Today, he spends a day teaching them how to use a ruler. How to mark a quarter of an inch. How to cut a straight edge.

Calafiore, assistant dean at the Hartford Art School, is not merely carping about the deteriorating knowledge base of the next generation. As an artist and art teacher, he's concerned about the lack of motor dexterity, and, worse, lack of connection to the physical world artists manipulate.

"The finger-tap solution that technology has created for every problem has resulted in people who are removed from the physical world and lack sensitivity to their own bodies," writes Calafiore, curator of Five Points Gallery's new exhibit "Objects and Ideas" in Torrington. "Even the use of one's own hands as powerful tools has become a challenge to harness. Combined, the loss of refined manual skills and ability to think for oneself —take risks ... break away from the pack — has led to a level of homogenous thinking and doing, in my opinion, never seen before. More access has become less understanding. Nothing special, nothing unique, and nothing left to ponder."
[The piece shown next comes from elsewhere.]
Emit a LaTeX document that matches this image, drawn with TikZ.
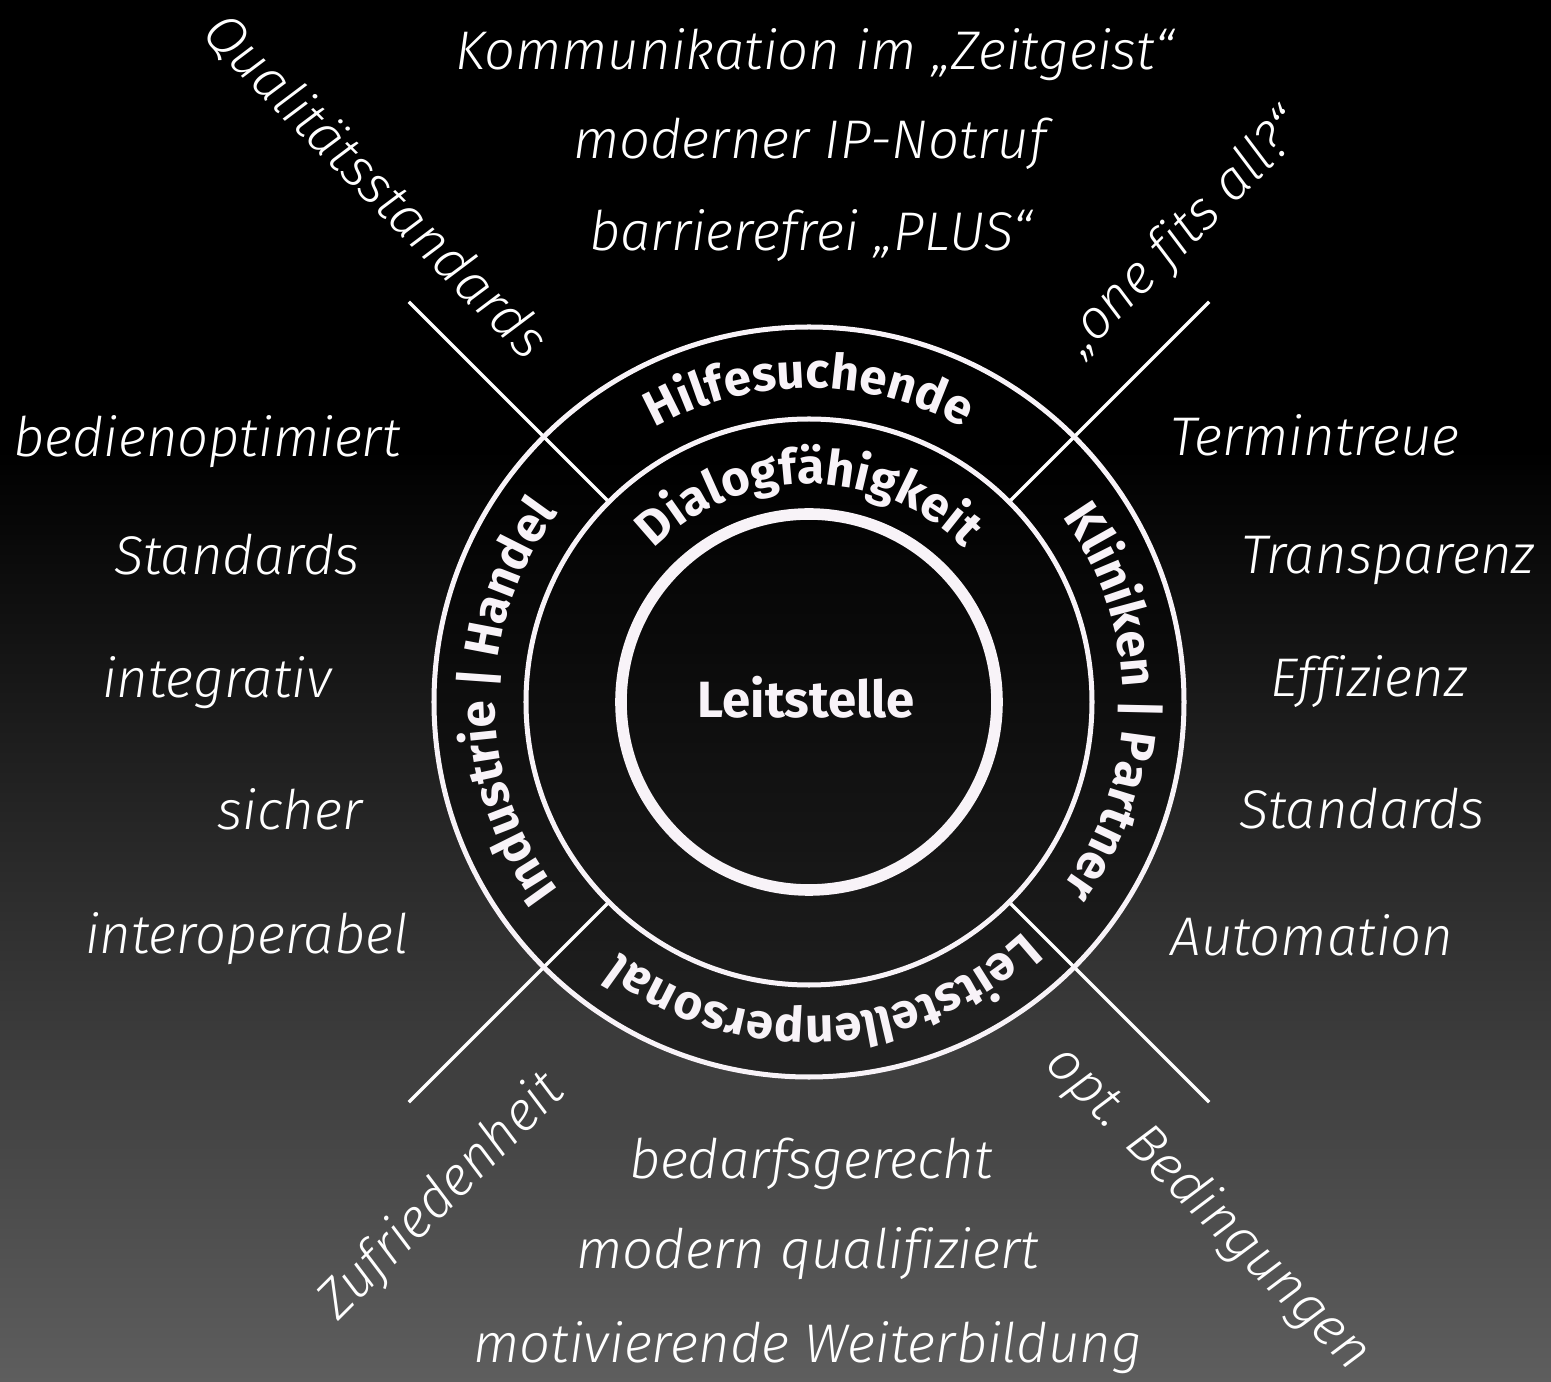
\documentclass[tikz,border=0pt]{standalone}
\usepackage{fontspec}
\newfontfamily\labelfont{Fira Sans Light Italic}[Ligatures={NoCommon}]
\newfontfamily\ringfont{Fira Sans Bold}
\usetikzlibrary{decorations.text}
\definecolor{bggray}{HTML}{5E5E5E}
\definecolor{ringwhite}{HTML}{F8F3F8}

\begin{document}
\begin{tikzpicture}[x=0.02cm, y=0.02cm,
  word/.style={text=white, font=\labelfont\fontsize{31}{33}\selectfont, inner sep=0pt},
  ringline/.style={draw=ringwhite, line width=2.85pt},
  spoke/.style={draw=white, line width=2pt},
  ringtext/.style={decorate, decoration={text along path, text align=center,
    text format delimiters={<}{>},
    text={<\ringfont\fontsize{28}{30}\selectfont\color{ringwhite}>#1}}}]
  % Background with gradient to the bottom
  \fill[black] (-809,-680) rectangle (742,702);
  \shade[top color=black, bottom color=bggray] (-809,-680) rectangle (742,252);
  \useasboundingbox (-809,-680) rectangle (742,702);

  % Dark disk and the four spokes
  \fill[black, fill opacity=0.45] (0,0) circle (375);
  \foreach \a in {45,135,225,315} {
    \draw[spoke] (\a:283) -- (\a:566); % Spoke from middle ring outwards
  }

  % Rings
  \draw[ringline] (0,0) circle (375);
  \draw[ringline] (0,0) circle (283);
  \draw[draw=ringwhite, line width=6.6pt] (0,0) circle (188);

  % Texts along the rings
  \path[ringtext=Hilfesuchende] (180:314) arc[start angle=180, end angle=0, radius=314];
  \path[ringtext=Industrie | Handel] (270:314) arc[start angle=270, end angle=90, radius=314];
  \path[ringtext=Kliniken | Partner] (90:314) arc[start angle=90, end angle=-90, radius=314];
  \path[ringtext=Leitstellenpersonal] (3:314) arc[start angle=3, end angle=-177, radius=314];
  \path[ringtext=Dialogfähigkeit] (180:218) arc[start angle=180, end angle=0, radius=218];
  \node[anchor=base, text=ringwhite, font=\ringfont\fontsize{29}{31}\selectfont] (leitstelle) at (-3,-16) {Leitstelle};

  % Top
  \node[word, anchor=base] (zeitgeist) at (6,632) {Kommunikation im „Zeitgeist“};
  \node[word, anchor=base] (notruf) at (1,543) {moderner IP-Notruf};
  \node[word, anchor=base] (plus) at (2,451) {barrierefrei „PLUS“};

  % Left
  \node[word, anchor=base] (bedien) at (-602,245) {bedienoptimiert};
  \node[word, anchor=base] (standardsl) at (-572,127) {Standards};
  \node[word, anchor=base] (integrativ) at (-592,4) {integrativ};
  \node[word, anchor=base] (sicher) at (-519,-128) {sicher};
  \node[word, anchor=base] (interop) at (-562,-251) {interoperabel};

  % Right
  \node[word, anchor=base] (termin) at (506,246) {Termintreue};
  \node[word, anchor=base] (transparenz) at (579,128) {Transparenz};
  \node[word, anchor=base] (effizienz) at (560,5) {Effizienz};
  \node[word, anchor=base] (standardsr) at (553,-127) {Standards};
  \node[word, anchor=base] (automation) at (503,-253) {Automation};

  % Bottom
  \node[word, anchor=base] (bedarf) at (2,-476) {bedarfsgerecht};
  \node[word, anchor=base] (qualifiziert) at (-1,-566) {modern qualifiziert};
  \node[word, anchor=base] (weiterbildung) at (-1,-660) {motivierende Weiterbildung};

  % Along the spokes
  \node[word, rotate=-45] (qualitaet) at (-433,516) {Qualitätsstandards};
  \node[word, rotate=45] (fits) at (375,468) {„one fits all?“};
  \node[word, rotate=45] (zufrieden) at (-367,-495) {Zufriedenheit};
  \node[word, rotate=-45] (bedingungen) at (399,-507) {opt. Bedingungen};
\end{tikzpicture}
\end{document}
The nine artists Calafiore has gathered in this exhibit, which ends Saturday, all explore these issues of materiality and manipulation. How much contact must an artist have with the material with which he or she works? Does it matter? In a world where most images can be or are altered, does the palpable connection to canvas or clay have any value?

Take the four rather unusual looking wool throws by Rose DeSiano in the front gallery. Here is an example of material at war with artistry. DeSiano has taken photographs of war reenactments — World War II in most instances, but in one case, Vietnam — manipulated them on Photoshop and then sent the images to an industrial weaver in South Carolina.
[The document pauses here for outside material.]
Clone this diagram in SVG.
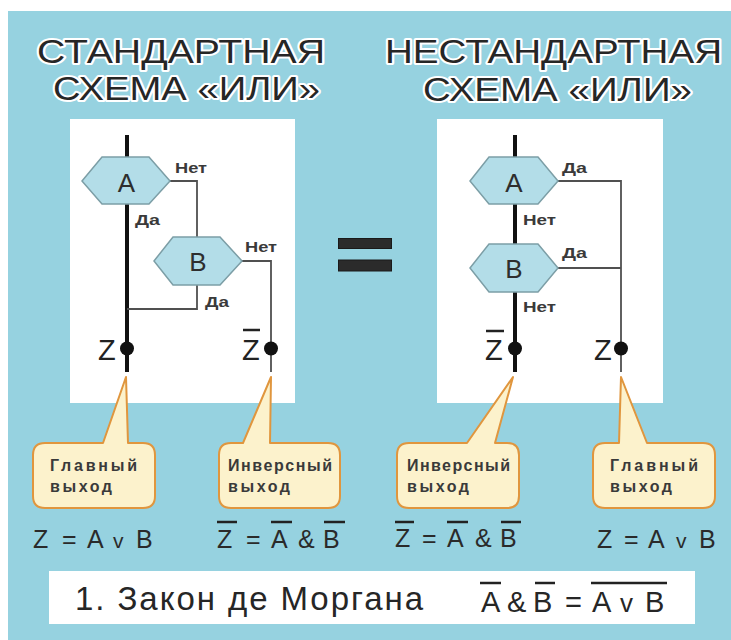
<svg xmlns="http://www.w3.org/2000/svg" width="731" height="640" viewBox="0 0 731 640">
<style>
.title{font-family:"Liberation Sans",Arial,sans-serif;font-size:33px;fill:#262626;stroke:#ffffff;stroke-width:4px;stroke-linejoin:round;paint-order:stroke fill}
.panel{fill:#ffffff}
.hex{fill:#b3dde8;stroke:#7c9ea6;stroke-width:1.5}
.hexlbl{font-family:"Liberation Sans",Arial,sans-serif;font-size:26px;fill:#2e2e2e;text-anchor:middle}
.lbl{font-family:"Liberation Sans",Arial,sans-serif;font-size:14px;font-weight:bold;fill:#3a3a3a}
.zl{font-family:"Liberation Sans",Arial,sans-serif;font-size:29px;fill:#222}
.thick{stroke:#111;stroke-width:4;fill:none}
.thin{stroke:#505050;stroke-width:1.8;fill:none}
.dot{fill:#111}
.bar{stroke:#222;stroke-width:2.5}
.callout{fill:#fcf2cc;stroke:#e0963e;stroke-width:2;stroke-linejoin:round}
.ctext{font-family:"Liberation Sans",Arial,sans-serif;font-size:16px;font-weight:bold;fill:#3a3a3a}
.f{font-family:"Liberation Sans",Arial,sans-serif;font-size:25px;fill:#2a2a2a}
.fv{font-size:21px}
.law{font-family:"Liberation Sans",Arial,sans-serif;font-size:33px;fill:#262626}
.lawf{font-family:"Liberation Sans",Arial,sans-serif;font-size:29px;fill:#262626}
.lawv{font-size:26px}
.eq{fill:#2b2b2b;stroke:#1a1a1a;stroke-width:1}
</style>
<rect x="0" y="0" width="731" height="640" fill="#ffffff"/>
<rect x="8" y="11" width="723" height="629" fill="#96d2e0"/>

<g id="title-left">
<text class="title" x="37" y="63" textLength="288" lengthAdjust="spacingAndGlyphs">СТАНДАРТНАЯ</text>
<text class="title" x="53" y="100" textLength="267" lengthAdjust="spacingAndGlyphs">СХЕМА «ИЛИ»</text>
</g>
<g id="title-right">
<text class="title" x="385" y="63" textLength="337" lengthAdjust="spacingAndGlyphs">НЕСТАНДАРТНАЯ</text>
<text class="title" x="423" y="101" textLength="269" lengthAdjust="spacingAndGlyphs">СХЕМА «ИЛИ»</text>
</g>

<g id="panel-left"><rect class="panel" x="70" y="119" width="225" height="284"/></g>
<g id="panel-right"><rect class="panel" x="437" y="119" width="226" height="284"/></g>

<g id="connectors">
<line class="thick" x1="127" y1="135" x2="127" y2="372"/>
<polyline class="thin" points="170,181 197,181 197,237"/>
<polyline class="thin" points="242,261 271,261 271,372"/>
<polyline class="thin" points="197,285 197,309 127,309"/>
<line class="thick" x1="515" y1="135" x2="515" y2="372"/>
<polyline class="thin" points="558,181 621,181 621,372"/>
<line class="thin" x1="558" y1="268" x2="621" y2="268"/>
</g>

<g id="left-A">
<polygon class="hex" points="82,181 102,157 149,157 170,181 149,204 102,204"/>
<text class="hexlbl" x="126.5" y="192">A</text>
</g>
<g id="left-B">
<polygon class="hex" points="154,261 173,237 220,237 242,261 220,285 173,285"/>
<text class="hexlbl" x="198" y="271">B</text>
</g>
<g id="left-labels">
<text class="lbl" x="175" y="173" textLength="32" lengthAdjust="spacingAndGlyphs">Нет</text>
<text class="lbl" x="135" y="225" textLength="25" lengthAdjust="spacingAndGlyphs">Да</text>
<text class="lbl" x="245" y="252" textLength="32" lengthAdjust="spacingAndGlyphs">Нет</text>
<text class="lbl" x="205" y="307" textLength="24" lengthAdjust="spacingAndGlyphs">Да</text>
</g>
<g id="left-Z">
<text class="zl" x="98" y="360">Z</text>
<circle class="dot" cx="127" cy="348.5" r="7"/>
</g>
<g id="left-Zbar">
<text class="zl" x="242" y="360">Z</text>
<line class="bar" x1="243" y1="330" x2="260" y2="330"/>
<circle class="dot" cx="271" cy="348.5" r="7"/>
</g>

<g id="right-A">
<polygon class="hex" points="470,181 489,157 538,157 558,181 538,204 489,204"/>
<text class="hexlbl" x="514" y="192">A</text>
</g>
<g id="right-B">
<polygon class="hex" points="470,268 489,244 538,244 558,268 538,292 489,292"/>
<text class="hexlbl" x="514" y="278">B</text>
</g>
<g id="right-labels">
<text class="lbl" x="562" y="173" textLength="25" lengthAdjust="spacingAndGlyphs">Да</text>
<text class="lbl" x="523" y="225" textLength="33" lengthAdjust="spacingAndGlyphs">Нет</text>
<text class="lbl" x="562" y="258" textLength="25" lengthAdjust="spacingAndGlyphs">Да</text>
<text class="lbl" x="523" y="312" textLength="33" lengthAdjust="spacingAndGlyphs">Нет</text>
</g>
<g id="right-Zbar">
<text class="zl" x="485" y="360">Z</text>
<line class="bar" x1="486" y1="331" x2="504" y2="331"/>
<circle class="dot" cx="515" cy="348.5" r="7"/>
</g>
<g id="right-Z">
<text class="zl" x="594" y="360">Z</text>
<circle class="dot" cx="621" cy="348.5" r="7"/>
</g>

<g id="equals">
<rect class="eq" x="338.5" y="238.5" width="53" height="10"/>
<rect class="eq" x="338.5" y="260" width="53" height="11"/>
</g>

<g id="callout-left-main">
<path class="callout" d="M45,443 H103 L126,377 L128,443 H143 Q155,443 155,455 V496 Q155,508 143,508 H45 Q33,508 33,496 V455 Q33,443 45,443 Z"/>
<text class="ctext" x="50" y="471" textLength="87" lengthAdjust="spacing">Главный</text>
<text class="ctext" x="50" y="492" textLength="62" lengthAdjust="spacing">выход</text>
</g>
<g id="callout-left-inv">
<path class="callout" d="M231,443 H243 L271,377 L270,443 H328 Q340,443 340,455 V496 Q340,508 328,508 H231 Q219,508 219,496 V455 Q219,443 231,443 Z"/>
<text class="ctext" x="228" y="471" textLength="104" lengthAdjust="spacing">Инверсный</text>
<text class="ctext" x="228" y="492" textLength="62" lengthAdjust="spacing">выход</text>
</g>
<g id="callout-right-inv">
<path class="callout" d="M409,443 H467 L513,377 L495,443 H507 Q519,443 519,455 V496 Q519,508 507,508 H409 Q397,508 397,496 V455 Q397,443 409,443 Z"/>
<text class="ctext" x="407" y="471" textLength="103" lengthAdjust="spacing">Инверсный</text>
<text class="ctext" x="407" y="492" textLength="62" lengthAdjust="spacing">выход</text>
</g>
<g id="callout-right-main">
<path class="callout" d="M605,443 H619 L621,377 L647,443 H703 Q715,443 715,455 V496 Q715,508 703,508 H605 Q593,508 593,496 V455 Q593,443 605,443 Z"/>
<text class="ctext" x="610" y="471" textLength="88" lengthAdjust="spacing">Главный</text>
<text class="ctext" x="610" y="492" textLength="62" lengthAdjust="spacing">выход</text>
</g>

<g id="formula-left-main">
<text class="f" y="548"><tspan x="33">Z</tspan> <tspan x="62">=</tspan> <tspan x="87">A</tspan> <tspan x="113" class="fv">v</tspan> <tspan x="136">B</tspan></text>
</g>
<g id="formula-left-inv">
<text class="f" y="548"><tspan x="217">Z</tspan> <tspan x="246">=</tspan> <tspan x="271">A</tspan> <tspan x="298">&amp;</tspan> <tspan x="323">B</tspan></text>
<line class="bar" x1="217" y1="522" x2="237" y2="522"/>
<line class="bar" x1="271" y1="522" x2="292" y2="522"/>
<line class="bar" x1="324" y1="522" x2="345" y2="522"/>
</g>
<g id="formula-right-inv">
<text class="f" y="547"><tspan x="395">Z</tspan> <tspan x="422">=</tspan> <tspan x="447">A</tspan> <tspan x="475">&amp;</tspan> <tspan x="500">B</tspan></text>
<line class="bar" x1="395" y1="522" x2="414" y2="522"/>
<line class="bar" x1="447" y1="522" x2="468" y2="522"/>
<line class="bar" x1="501" y1="522" x2="521" y2="522"/>
</g>
<g id="formula-right-main">
<text class="f" y="548"><tspan x="597">Z</tspan> <tspan x="624">=</tspan> <tspan x="648">A</tspan> <tspan x="676" class="fv">v</tspan> <tspan x="699">B</tspan></text>
</g>

<g id="law">
<rect x="49" y="571" width="646" height="53" fill="#ffffff"/>
<text class="law" x="75" y="610" textLength="348" lengthAdjust="spacing">1. Закон де Моргана</text>
<text class="lawf" y="612"><tspan x="481">A</tspan> <tspan x="507">&amp;</tspan> <tspan x="533">B</tspan> <tspan x="565">=</tspan> <tspan x="592">A</tspan> <tspan x="620" class="lawv">v</tspan> <tspan x="645">B</tspan></text>
<line class="bar" x1="480" y1="583" x2="501" y2="583"/>
<line class="bar" x1="535" y1="583" x2="555" y2="583"/>
<line class="bar" x1="591" y1="583" x2="667" y2="583"/>
</g>
</svg>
The result is a series of bellicose imagery on a material — wool — we associate with snugness and intimacy. It's a juxtaposition, but so is the idea of sending a photograph of a manipulated image through a machine to create — art? Similarly, Lucy Helton's "Actions of Consequence," a large, horizontal black-and-white ink jet print of what looks like a moonscape, plays with the notion of industrialized art. The lunarscape is imagined, but the pixels that created it are real enough — or real-ish, to invoke Stephen Colbert.

In both cases, artists transgress traditional notions of artmaking. But Calafiore does the reverse. His stunning photographic images of glassware — a signpost of his Italian-American upbringing — appear to have been digitally manipulated. They are not. These eerie, neon, electrifying works of fire-rimmed orbs and aqua ellipses are actually made using a pinhole camera, that most elemental of photographic tools, and exposing the image to the light for 45 minutes or longer. The result is a horizon of fantastical shapes and glowing, freakish globes. It's a wildly exotic landscape that is as elemental — and phantasmagorical — as you can get.

So, too, Nathan Carris Carnes' "Teething Wall," an assemblage that looks like a collection of bulbous plastic teething rings plastered on a wall. The rings themselves, orange and yellow bubbles of textured paint, have the weathered, slippery look of a baby's toy. But they are, in fact, ceramic, individually molded mounds of porcelain, manipulated to look like mass-produced infant baubles.

It's the blurring of the line between computer-generated and hand-drawn that magnetizes viewers to the work of Scot MacCluggage, whose monochromatic, linear works look like snapshots of radio frequencies or voice registration across a computer screen.

But these dizzying images of Venetian-blind-like horizontal lines are hand-drawn lithographs. MacCluggage varies the width and irregularity of the closely placed lines so that they appear digitally generated. Looking at them up close is dizzying enough. But step away from pieces like "Cassette Signals Converted, and an image comes into view.